My teachers of U.S. diplomatic history said, the U.S. had almost a perfect record in diplomacy when it was a relatively weak country. To illustrate: the scholar, William Appleton Williams began The Tragedy of American Diplomacy with the Open Door Notes and our foreign adventures.


Our founders knew we had to be smart when dealing with the Big Boys. They knew then, as we must learn now, the Big Boys get into trouble when their ambition exceeds their reach. They took advantage of Britain’s ignorance. ISIS is the direct result of our fumbling hubris.

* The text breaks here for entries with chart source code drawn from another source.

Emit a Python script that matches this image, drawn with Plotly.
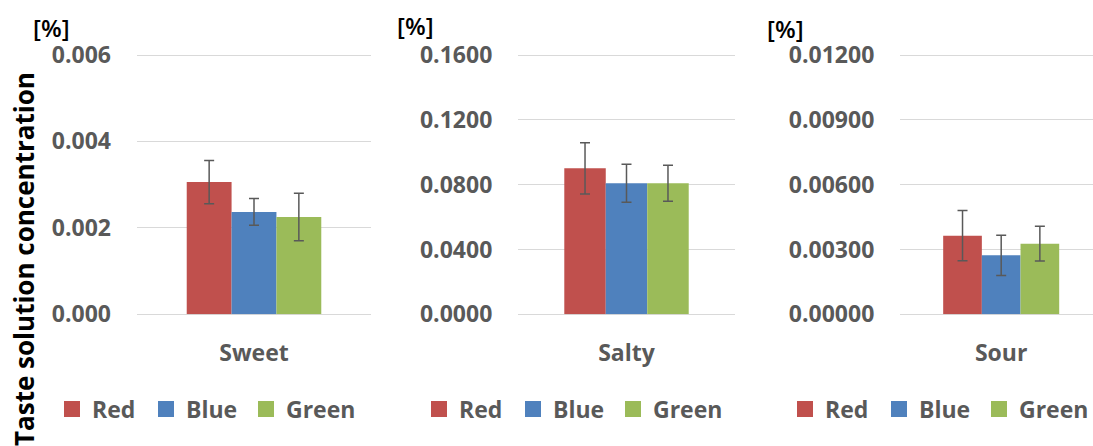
import plotly.graph_objects as go

categories = ["Sweet", "Salty", "Sour"]
series_names = ["Red", "Blue", "Green"]
series_colors = ["#C0504D", "#4F81BD", "#9BBB59"]
red_vals = [0.00306, 0.0901, 0.00364]
red_err = [0.00050, 0.0158, 0.00116]
blue_vals = [0.00237, 0.0809, 0.00273]
blue_err = [0.00031, 0.0117, 0.00093]
green_vals = [0.00225, 0.0809, 0.00327]
green_err = [0.00055, 0.0111, 0.00080]
y_max = [0.006, 0.16, 0.012]
y_dticks = [0.002, 0.04, 0.003]
y_formats = [".3f", ".4f", ".5f"]
unit_label = "[%]"
y_title = "Taste solution concentration"

W, H = 1093, 446
FONT = "Open Sans"
GREY = "#595959"

vals = [red_vals, blue_vals, green_vals]
errs = [red_err, blue_err, green_err]
legend_widths = [49, 55, 80]

# panel geometry (pixels)
x_domains_px = [(137, 371), (518.3, 734.7), (900.3, 1093)]
x_ranges = [[-0.5, 0.5], [-0.5, 0.5], [-0.5, 0.455]]
y_bottom_px, y_top_px, pad_px = 314.3, 55.0, 3.0
plot_h = y_bottom_px - y_top_px
y_dom = [(H - y_bottom_px) / H, (H - y_top_px + pad_px) / H]
legend_x_px = [52, 419, 785]
unit_pos = [(51, 27.5), (415.5, 25.3), (785, 29)]

fig = go.Figure()
for p, cat in enumerate(categories):
    sfx = "" if p == 0 else str(p + 1)
    xa, ya = "x" + sfx, "y" + sfx
    lg = "legend" if p == 0 else "legend" + str(p + 1)
    for s in range(3):
        fig.add_trace(go.Bar(
            x=[cat], y=[vals[s][p]], name=series_names[s],
            marker=dict(color=series_colors[s], line=dict(width=0)),
            error_y=dict(type="data", array=[errs[s][p]], visible=True,
                         color=GREY, thickness=1.5, width=5),
            xaxis=xa, yaxis=ya, showlegend=False, hoverinfo="skip",
        ))
    for s in range(3):
        fig.add_trace(go.Scatter(
            x=[None], y=[None], mode="markers", name=series_names[s],
            marker=dict(symbol="square", size=16, color=series_colors[s],
                        line=dict(width=0)),
            xaxis=xa, yaxis=ya, legend=lg, showlegend=True,
            legendwidth=legend_widths[s],
        ))

layout = dict(
    width=W, height=H, autosize=False,
    margin=dict(l=0, r=0, t=0, b=0, autoexpand=False),
    paper_bgcolor="white", plot_bgcolor="white",
    bargap=0.425, bargroupgap=0, barmode="group",
    font=dict(family=FONT, color=GREY),
)
for p in range(3):
    sfx = "" if p == 0 else str(p + 1)
    x0, x1 = x_domains_px[p]
    top = y_max[p] * (plot_h + pad_px) / plot_h
    layout["xaxis" + sfx] = dict(
        domain=[x0 / W, min(x1 / W, 1.0)], range=x_ranges[p],
        anchor="y" + sfx, showgrid=False, zeroline=False, showline=False,
        ticks="", ticklabelstandoff=23, automargin=False,
        tickfont=dict(family=FONT, size=23, color=GREY, weight="bold"),
        fixedrange=True,
    )
    layout["yaxis" + sfx] = dict(
        domain=y_dom, range=[0, top], dtick=y_dticks[p], tick0=0,
        tickformat=y_formats[p], anchor="x" + sfx,
        showgrid=True, gridcolor="#D9D9D9", gridwidth=1,
        zeroline=True, zerolinecolor="#D9D9D9", zerolinewidth=1,
        showline=False, ticks="", ticklabelstandoff=25, automargin=False,
        tickfont=dict(family=FONT, size=23, color=GREY, weight="bold"),
        fixedrange=True,
    )
    lg = "legend" if p == 0 else "legend" + str(p + 1)
    layout[lg] = dict(
        orientation="h", x=legend_x_px[p] / W, xanchor="left",
        y=(H - 409) / H, yanchor="middle",
        font=dict(family=FONT, size=23, color=GREY, weight="bold"),
        bgcolor="rgba(0,0,0,0)", borderwidth=0, itemclick=False,
    )
fig.update_layout(**layout)

annotations = [dict(
    text=y_title, textangle=-90, xref="paper", yref="paper",
    x=24 / W, y=(H - 259) / H, xanchor="center", yanchor="middle",
    showarrow=False, font=dict(family=FONT, size=26, color="black", weight="bold"),
)]
for (ux, uy) in unit_pos:
    annotations.append(dict(
        text=unit_label, xref="paper", yref="paper",
        x=ux / W, y=(H - uy) / H, xanchor="center", yanchor="middle",
        showarrow=False, font=dict(family=FONT, size=24, color="black", weight=600),
    ))
fig.update_layout(annotations=annotations)

fig.write_html(
    "out.html",
    config={"displayModeBar": False},
    post_script="document.body.style.margin='0';document.body.style.overflow='hidden';",
)
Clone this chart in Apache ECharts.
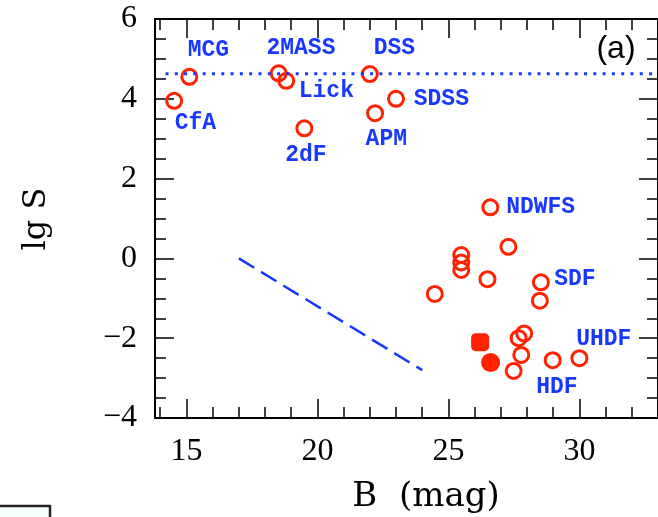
<!DOCTYPE html>
<html>
<head>
<meta charset="utf-8">
<script src="https://cdn.jsdelivr.net/npm/echarts@6/dist/echarts.min.js"></script>
<style>html,body{margin:0;padding:0;background:#fff}#c{width:658px;height:517px}</style>
</head>
<body>
<div id="c"></div>
<script>
// ---- data ----
const openB   = [14.53,15.11,18.52,18.81,22.00,19.50,22.20,23.00,26.60,27.29,25.49,25.49,25.49,26.49,24.48,28.53,28.49,27.89,27.68,27.78,27.49,28.98,30.00];
const openLgS = [3.95, 4.55, 4.64, 4.45, 4.62, 3.26, 3.64, 4.00, 1.28, 0.29, 0.085,-0.10,-0.29,-0.52,-0.89,-0.60,-1.06,-1.88,-2.00,-2.42,-2.82,-2.55,-2.50];
const squareB = [26.21], squareLgS = [-2.10];
const dotB = [26.61], dotLgS = [-2.61];
const labelNames = ['MCG','2MASS','DSS','Lick','CfA','2dF','APM','SDSS','NDWFS','SDF','UHDF','HDF'];
const labelB     = [15.84,19.37,22.94,20.34,15.34,19.56,22.63,24.73,28.52,29.83,30.93,29.14];
const labelLgS   = [5.22, 5.28, 5.28, 4.20, 3.39, 2.59, 2.98, 3.98, 1.28,-0.52,-2.03,-3.23];
const dottedB = [14.2, 33], dottedLgS = [4.63, 4.63];
const dashedB = [17, 24], dashedLgS = [0, -2.8];
const xMajor = [15,20,25,30];
const xMinor = [14,16,17,18,19,21,22,23,24,26,27,28,29,31,32,33];
const yMajor = [-4,-2,0,2,4,6];
const yMinor = [-3.5,-3,-2.5,-1.5,-1,-0.5,0.5,1,1.5,2.5,3,3.5,4.5,5,5.5];

const RED = '#ff2200', BLUE = '#1838ff';
const zip = (a,b) => a.map((v,i)=>[v,b[i]]);

const xBase = {type:'value', min:13.8, max:33, splitLine:{show:false}};
const yBase = {type:'value', min:-4, max:6, splitLine:{show:false}};
const lineOn = {show:true, onZero:false, lineStyle:{color:'#000', width:2}};
const lineOff = {show:false, onZero:false};
const tickFont = {fontFamily:'Liberation Serif', fontSize:32, color:'#000'};

const chart = echarts.init(document.getElementById('c'), null, {renderer:'canvas'});
chart.setOption({
  animation:false,
  backgroundColor:'#fff',
  grid:{left:155, top:19, right:-8, bottom:99, containLabel:false},
  xAxis:[
    Object.assign({}, xBase, {position:'bottom', axisLine:lineOn,
      axisTick:{show:true, inside:true, length:19, customValues:xMajor, lineStyle:{color:'#000', width:1.5}},
      axisLabel:Object.assign({show:true, margin:18, customValues:xMajor}, tickFont)}),
    Object.assign({}, xBase, {position:'bottom', axisLine:lineOff,
      axisTick:{show:true, inside:true, length:11, customValues:xMinor, lineStyle:{color:'#000', width:1.5}},
      axisLabel:{show:false}}),
    Object.assign({}, xBase, {position:'top', axisLine:lineOn,
      axisTick:{show:true, inside:true, length:19, customValues:xMajor, lineStyle:{color:'#000', width:1.5}},
      axisLabel:{show:false}}),
    Object.assign({}, xBase, {position:'top', axisLine:lineOff,
      axisTick:{show:true, inside:true, length:11, customValues:xMinor, lineStyle:{color:'#000', width:1.5}},
      axisLabel:{show:false}})
  ],
  yAxis:[
    Object.assign({}, yBase, {position:'left', axisLine:lineOn,
      axisTick:{show:true, inside:true, length:19, customValues:yMajor, lineStyle:{color:'#000', width:1.5}},
      axisLabel:Object.assign({show:true, margin:18, customValues:yMajor,
        formatter:v=>String(v).replace('-', '\u2212')}, tickFont)}),
    Object.assign({}, yBase, {position:'left', axisLine:lineOff,
      axisTick:{show:true, inside:true, length:11, customValues:yMinor, lineStyle:{color:'#000', width:1.5}},
      axisLabel:{show:false}}),
    Object.assign({}, yBase, {position:'right', axisLine:lineOn,
      axisTick:{show:true, inside:true, length:19, customValues:yMajor, lineStyle:{color:'#000', width:1.5}},
      axisLabel:{show:false}}),
    Object.assign({}, yBase, {position:'right', axisLine:lineOff,
      axisTick:{show:true, inside:true, length:11, customValues:yMinor, lineStyle:{color:'#000', width:1.5}},
      axisLabel:{show:false}})
  ],
  series:[
    {type:'line', data:zip(dottedB, dottedLgS), symbol:'none', silent:true,
      lineStyle:{color:BLUE, width:3, type:[3,6.3], opacity:1}},
    {type:'line', data:zip(dashedB, dashedLgS), symbol:'none', silent:true,
      lineStyle:{color:BLUE, width:2.5, type:[18,8], opacity:1}},
    {type:'scatter', data:zip(openB, openLgS), symbol:'circle', symbolSize:15,
      itemStyle:{color:'rgba(0,0,0,0)', borderColor:RED, borderWidth:3, opacity:1}},
    {type:'scatter', data:zip(squareB, squareLgS), symbol:'roundRect', symbolSize:18,
      itemStyle:{color:RED, opacity:1}},
    {type:'scatter', data:zip(dotB, dotLgS), symbol:'circle', symbolSize:19,
      itemStyle:{color:RED, opacity:1}},
    {type:'scatter', symbolSize:1, itemStyle:{color:'rgba(0,0,0,0)', opacity:1},
      data:labelNames.map((n,i)=>({name:n, value:[labelB[i], labelLgS[i]]})),
      label:{show:true, position:'inside', formatter:p=>p.name, color:BLUE, opacity:1,
        fontFamily:'Liberation Mono', fontWeight:'bold', fontSize:23, align:'center', verticalAlign:'middle'}}
  ],
  graphic:[
    {type:'text', x:616, y:49, style:{text:'(a)', font:'32px "Liberation Sans"', fill:'#000', align:'center', verticalAlign:'middle'}},
    {type:'text', x:426, y:497, style:{text:'B  (mag)', font:'34px "DejaVu Serif"', fill:'#000', align:'center', verticalAlign:'middle'}},
    {type:'text', x:37, y:219, rotation:Math.PI/2, style:{text:'lg S', font:'32px "DejaVu Serif"', fill:'#000', align:'center', verticalAlign:'middle'}},
    {type:'rect', shape:{x:-5, y:506, width:55, height:25}, style:{fill:'#f7fffd', stroke:'#222', lineWidth:2.5}}
  ]
});
</script>
</body>
</html>
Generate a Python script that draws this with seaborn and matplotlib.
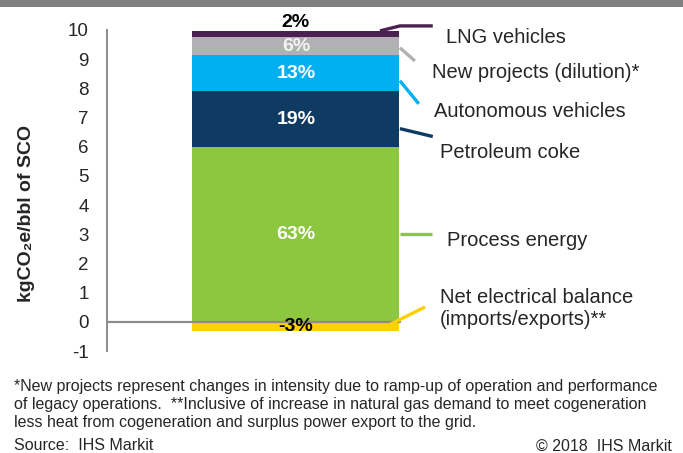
import matplotlib
matplotlib.use("Agg")
import matplotlib.pyplot as plt
import seaborn as sns
import pandas as pd
from matplotlib.patches import Rectangle

# Data (kgCO2e/bbl of SCO)
segments = ["Process energy", "Petroleum coke", "Autonomous vehicles",
            "New projects (dilution)*", "LNG vehicles"]
values = [6.0, 1.9, 1.23, 0.64, 0.2]
shares = ["63%", "19%", "13%", "6%", "2%"]
colors = ["#8DC63F", "#0F3B63", "#00B0F0", "#B1B1B4", "#4B2151"]
share_colors = ["white", "white", "white", "#F4F4F4", "black"]

net_label = "Net electrical balance\n(imports/exports)**"
net_value = -0.3
net_share = "-3%"
net_color = "#FFD100"

yticks = list(range(-1, 11))

sns.set_style("white")
plt.rcParams["font.family"] = ["Liberation Sans", "DejaVu Sans"]

df = pd.DataFrame({"segment": segments, "value": values})
df["top"] = df["value"].cumsum()
df["bottom"] = df["top"] - df["value"]
df["cat"] = "SCO"

fig = plt.figure(figsize=(6.83, 4.53), dpi=100)
ax = fig.add_axes([107 / 683, 1 - 351 / 453, 576 / 683, 321 / 453])

# stacked bar: draw cumulative totals from the top down, each over the previous
for i in reversed(range(len(df))):
    sns.barplot(x=[df["cat"][i]], y=[df["top"][i]], color=colors[i],
                saturation=1, width=0.8, linewidth=0, ax=ax, zorder=2)
sns.barplot(x=["SCO"], y=[net_value], color=net_color, saturation=1,
            width=0.8, linewidth=0, ax=ax, zorder=2)

ax.set_xlim(-0.730, 1.496)
ax.set_ylim(-1, 10)
ax.axhline(0, xmin=0, xmax=(400 - 107) / 576, color="#8C8C8C", lw=1.6, zorder=3)

# share labels
for i, row in df.iterrows():
    y = row["top"] + 0.3 if i == len(df) - 1 else (row["bottom"] + row["top"]) / 2
    ax.text(0, y, shares[i], ha="center", va="center", fontsize=14,
            fontweight="bold", color=share_colors[i], zorder=4)
ax.text(0, net_value / 2, net_share, ha="center", va="center", fontsize=14,
        fontweight="bold", color="black", zorder=4)

# leader lines and segment names
leaders = {
    "LNG vehicles": ([0.325, 0.402, 0.529], [9.97, 10.14, 10.14], (0.580, 9.73)),
    "New projects (dilution)*": ([0.402, 0.46], [9.39, 8.94], (0.526, 8.53)),
    "Autonomous vehicles": ([0.402, 0.475], [8.26, 7.47], (0.533, 7.22)),
    "Petroleum coke": ([0.402, 0.529], [6.62, 6.35], (0.557, 5.79)),
    "Process energy": ([0.402, 0.526], [3.0, 3.0], (0.584, 2.77)),
    net_label: ([0.344, 0.499], [-0.18, 0.51], (0.557, 0.455)),
}
all_colors = dict(zip(segments, colors))
all_colors[net_label] = net_color
for name, (xs, ys, (tx, ty)) in leaders.items():
    ax.plot(xs, ys, color=all_colors[name], lw=2.4, clip_on=False, zorder=3,
            solid_capstyle="butt")
    ax.text(tx, ty, name, ha="left", va="center", fontsize=14.5, linespacing=1.25)

# axes styling
for s in ["top", "right", "bottom"]:
    ax.spines[s].set_visible(False)
ax.spines["left"].set_color("#8C8C8C")
ax.spines["left"].set_linewidth(1.4)
ax.set_xticks([])
ax.set_xlabel("")
ax.set_yticks(yticks)
ax.set_yticklabels([str(t) for t in yticks])
ax.tick_params(axis="y", direction="out", length=4, width=1.4, color="#8C8C8C",
               pad=9, labelsize=13.5)
ax.set_ylabel("kgCO₂e/bbl of SCO", fontsize=14, fontweight="bold")
ax.yaxis.set_label_coords(-0.125, 0.43)

# banner and footnotes
fig.add_artist(Rectangle((0, 1 - 7 / 453), 1, 7 / 453, transform=fig.transFigure,
                         color="#808080", lw=0))
note = ("*New projects represent changes in intensity due to ramp-up of operation and performance\n"
        "of legacy operations.  **Inclusive of increase in natural gas demand to meet cogeneration\n"
        "less heat from cogeneration and surplus power export to the grid.")
fig.text(14 / 683, 1 - 379 / 453, note, ha="left", va="top", fontsize=11.5,
         linespacing=1.25)
fig.text(14 / 683, 1 - 446 / 453, "Source:  IHS Markit", ha="left", va="center",
         fontsize=11.5)
fig.text(672 / 683, 1 - 446 / 453, "© 2018  IHS Markit", ha="right", va="center",
         fontsize=11.5)

fig.savefig("out.png", dpi=100)
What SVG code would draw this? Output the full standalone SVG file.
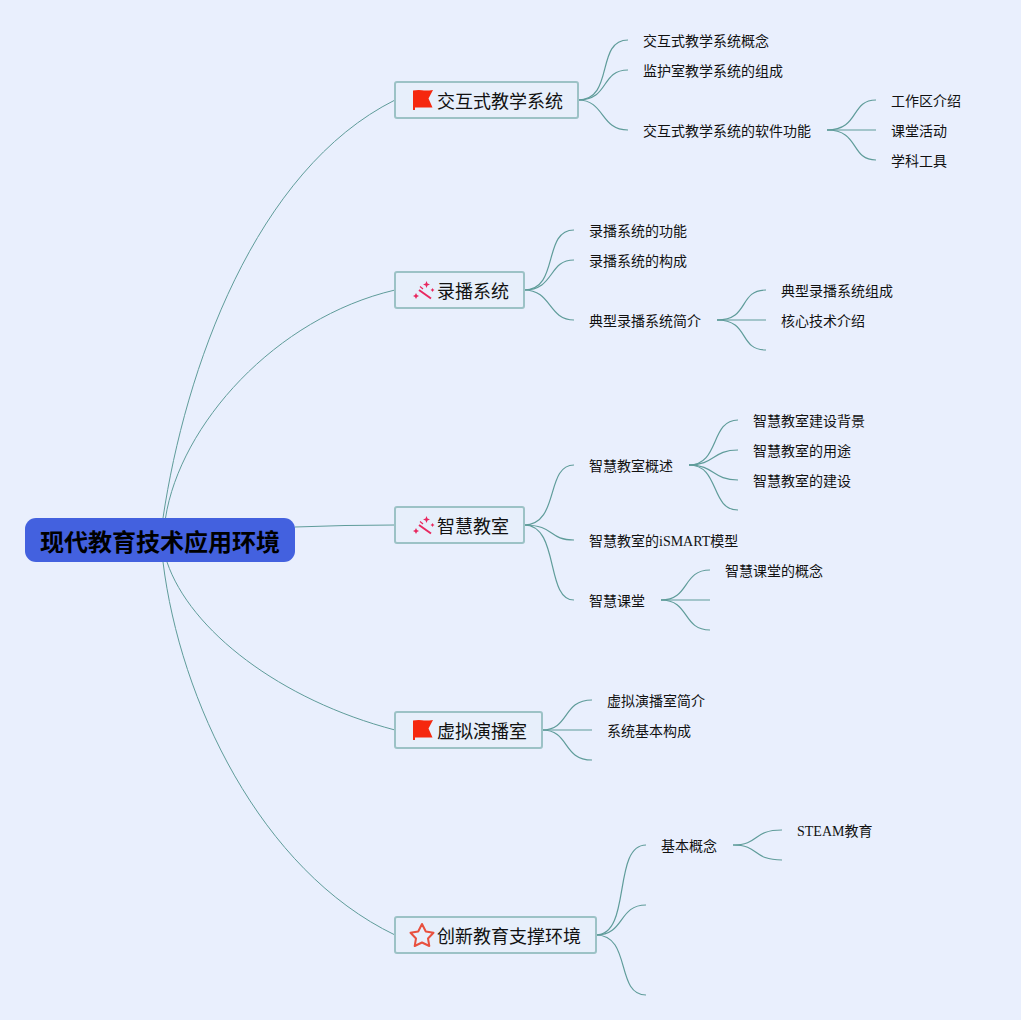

The even bigger news in the Middle East is the shakiness of the Saudi regime. The conflict between that country and Iran may eventually make today’s oil price concern seem timid, indeed. The Saudis’ support for Wahhabism when translated into Salafism, their failure to diversify the economy, and the tribal orientation of the oil producing areas (Shia) of the country, combined with the regional flirtation with populism, portends eventual collapse. The two Muslim Big Boys in the Middle East need to bury the hatchet as the U.S. and Russia seemed to have. It would be neat if Israel would play middle-man in this truce, but under Netanyahu that is exceedingly unlikely. He’s not driven to seek a sure-fire Nobel Peace Prize.


How do these politics play into the market? Just as they usually do before a war. Thank God the Iranians have been estopped about the bomb for a few years, unless the Republicans take the White House and follow through on electioneering promises. Though off the thread, its time to take politics much more seriously, more than ever after Hiroshima.